It was another tough year for the planet’s air conditioner.
The Arctic sea ice, which helps cool the globe, plunged to a minimum extent of 4.64 million square kilometers in 2017 — the eighth-lowest seasonal level in almost four decades of records, according to a preliminary report out Tuesday from the National Snow and Ice Data Center.
Each spring and summer, the layer of ice blanketing the Arctic Ocean and surrounding region shrinks with warmer temperatures before thickening up again through the colder months of autumn and winter. The lowest level of the ice cap in a year is called the minimum extent, and the highest level is its maximum extent.
The last five melting seasons have been rough for the Arctic. The lowest minimum extent in the 38-year record was in 2012, when the ice cap shriveled to just 3.39 million square kilometers. That was worse than 2016, which tied 2007 for the second-lowest year on record at 4.14 million square kilometers.
A comparatively mild melting season, which began in March and ended Sept. 13, kept 2017 from achieving similar extremes. But as NASA senior climate scientist Claire Parkinson noted, the fact that a relatively unremarkable summer produced a below-average minimum extent underscores the new normal wrought by climate change.
“The weather conditions have not been particularly noteworthy this summer,” Parkinson said. “The fact that we still ended up with low sea ice extents is because the baseline ice conditions today are worse than the baseline 38 years ago.”
The new data about the Arctic ice cap comes amid a spate of powerful storms that have thrust climate change once more to the forefront of the public discourse.

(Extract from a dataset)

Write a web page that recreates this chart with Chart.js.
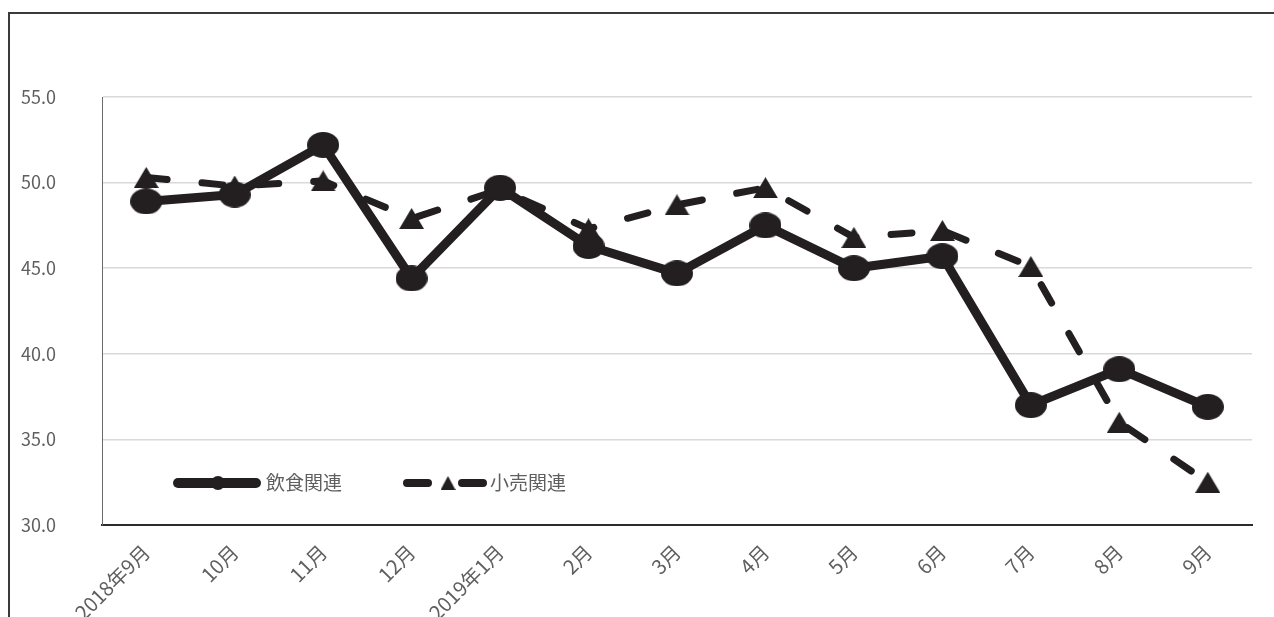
<!DOCTYPE html>
<html lang="ja">
<head>
<meta charset="UTF-8">
<title>飲食関連・小売関連</title>
<script src="https://cdn.jsdelivr.net/npm/chart.js"></script>
<style>
  html, body { margin: 0; padding: 0; background: #fff; overflow: hidden; }
  #frame { position: absolute; left: 8px; top: 12px; width: 1300px; height: 700px;
           border-left: 2px solid #3a3a3a; border-top: 2px solid #3a3a3a; }
  #wrap { position: absolute; left: 0; top: 0; width: 1274px; height: 680px; }
</style>
</head>
<body>
<div id="frame"></div>
<div id="wrap"><canvas id="chart"></canvas></div>
<script>
const months = ['2018年9月', '10月', '11月', '12月', '2019年1月', '2月', '3月', '4月', '5月', '6月', '7月', '8月', '9月'];
const seriesNames = ['飲食関連', '小売関連'];
const food = [48.9, 49.3, 52.2, 44.4, 49.7, 46.3, 44.7, 47.5, 45.0, 45.7, 37.0, 39.1, 36.9];
const retail = [50.3, 49.8, 50.1, 47.9, 49.6, 47.3, 48.7, 49.7, 46.8, 47.2, 45.1, 36.0, 32.5];
const yTicks = [30, 35, 40, 45, 50, 55];

const INK = '#231f20';
const GREY = '#5f5f5f';
const FONT = "'Noto Sans CJK JP', 'Noto Sans', sans-serif";

function ellipseMarker(w, h) {
  const c = document.createElement('canvas');
  c.width = w; c.height = h;
  const g = c.getContext('2d');
  g.fillStyle = INK;
  g.beginPath();
  g.ellipse(w / 2, h / 2, w / 2, h / 2, 0, 0, Math.PI * 2);
  g.fill();
  return c;
}

function triangleMarker(w, h) {
  const c = document.createElement('canvas');
  c.width = w; c.height = h;
  const g = c.getContext('2d');
  g.fillStyle = INK;
  g.beginPath();
  g.moveTo(w / 2, 0);
  g.lineTo(w, h);
  g.lineTo(0, h);
  g.closePath();
  g.fill();
  return c;
}

// legend drawn inside the plot, bottom left: line sample + marker + label
const insideLegend = {
  id: 'insideLegend',
  afterDraw(chart) {
    const ctx = chart.ctx;
    const y = 483;
    ctx.save();
    ctx.strokeStyle = INK;
    ctx.lineCap = 'round';

    ctx.lineWidth = 10;
    ctx.beginPath();
    ctx.moveTo(178, y); ctx.lineTo(256, y);
    ctx.stroke();
    const dot = ellipseMarker(14, 14);
    ctx.drawImage(dot, 218 - 7, y - 7);

    ctx.lineWidth = 8;
    ctx.beginPath();
    ctx.moveTo(407, y); ctx.lineTo(428, y);
    ctx.moveTo(462, y); ctx.lineTo(483, y);
    ctx.stroke();
    const tri = triangleMarker(15, 14);
    ctx.drawImage(tri, 448 - 7.5, y - 7);

    ctx.fillStyle = GREY;
    ctx.font = '19px ' + FONT;
    ctx.textBaseline = 'middle';
    ctx.fillText(seriesNames[0], 266, y);
    ctx.fillText(seriesNames[1], 490, y);
    ctx.restore();
  }
};

new Chart(document.getElementById('chart'), {
  type: 'line',
  data: {
    labels: months,
    datasets: [
      {
        label: seriesNames[0],
        data: food,
        borderColor: INK,
        backgroundColor: INK,
        borderWidth: 9,
        borderJoinStyle: 'round',
        borderCapStyle: 'round',
        pointStyle: ellipseMarker(32, 26),
        pointRadius: 13,
        tension: 0
      },
      {
        label: seriesNames[1],
        data: retail,
        borderColor: INK,
        backgroundColor: INK,
        borderWidth: 7,
        borderDash: [21, 35],
        borderCapStyle: 'round',
        pointStyle: triangleMarker(25, 21),
        pointRadius: 11,
        tension: 0
      }
    ]
  },
  options: {
    responsive: true,
    maintainAspectRatio: false,
    animation: false,
    layout: { padding: { top: 97, right: 22, left: 0, bottom: 0 } },
    plugins: {
      legend: { display: false },
      tooltip: { enabled: false }
    },
    scales: {
      x: {
        offset: true,
        grid: { display: false, drawTicks: false },
        border: { color: '#2b2b2b', width: 2 },
        ticks: {
          color: GREY,
          font: { family: FONT, size: 20 },
          minRotation: 45,
          maxRotation: 45,
          padding: 15,
          autoSkip: false
        },
        afterFit(scale) { scale.height = 155; }
      },
      y: {
        min: 30,
        max: 55,
        afterBuildTicks(scale) { scale.ticks = yTicks.map(v => ({ value: v })); },
        grid: { color: '#d9d9d9', lineWidth: 1.5, drawTicks: false },
        border: { color: '#6b6b6b', width: 1 },
        ticks: {
          color: GREY,
          font: { family: FONT, size: 18 },
          padding: 46,
          callback: v => v.toFixed(1)
        },
        afterFit(scale) { scale.width = 102; }
      }
    }
  },
  plugins: [insideLegend]
});
</script>
</body>
</html>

As University of Washington’s Sarah Myhre noted in the Stranger on Tuesday, “the severity and size of tropical storms are connected to climate change,” providing the “context” for deadly storms like Harvey, Irma and now Maria. Further, a study in the journal Nature Climate Change published online in 2013 found a relationship between the decline of the Arctic ice cap and “extreme events” elsewhere in the Northern Hemisphere.
Meanwhile, the Trump administration and its Republican allies in Congress have sought to stand in the way of research that could help explain the impact of global warming on weather and, as portions of the United States continue to be battered by hurricanes, insist that now is not the time to talk about climate change.
“To have any kind of focus on the cause and effect of the storm, versus helping people — or actually facing the effect of the storm — is misplaced,” Environmental Protection Agency Administrator Scott Pruitt told CNN in the wake of Hurricane Irma. “To use time and effort to address it at this point is very, very insensitive to this people in Florida.”
Pruitt on Tuesday acknowledged that the “climate is always changing” and that “humans contribute to it in some way,” but expressed skepticism about the extent to which those changes pose a threat and suggested further debate.
“Bring scientists in — red team scientists, blue team scientists — have a discussion about the importance of this issue,” Pruitt said on Fox News. “The American people deserve that type of objective, transparent discussion.”
The Arctic is coming off its third straight year of record low maximum extents, reaching just 14.42 million square kilometers, according to the NSIDC. The Antarctic, too, is now bracing for one of its lowest-recorded maximum extents, according to the NSIDC.
Additionally, according to NASA, the combined total polar sea coverage in February hit its lowest point since satellites began continuously measuring sea ice in 1979.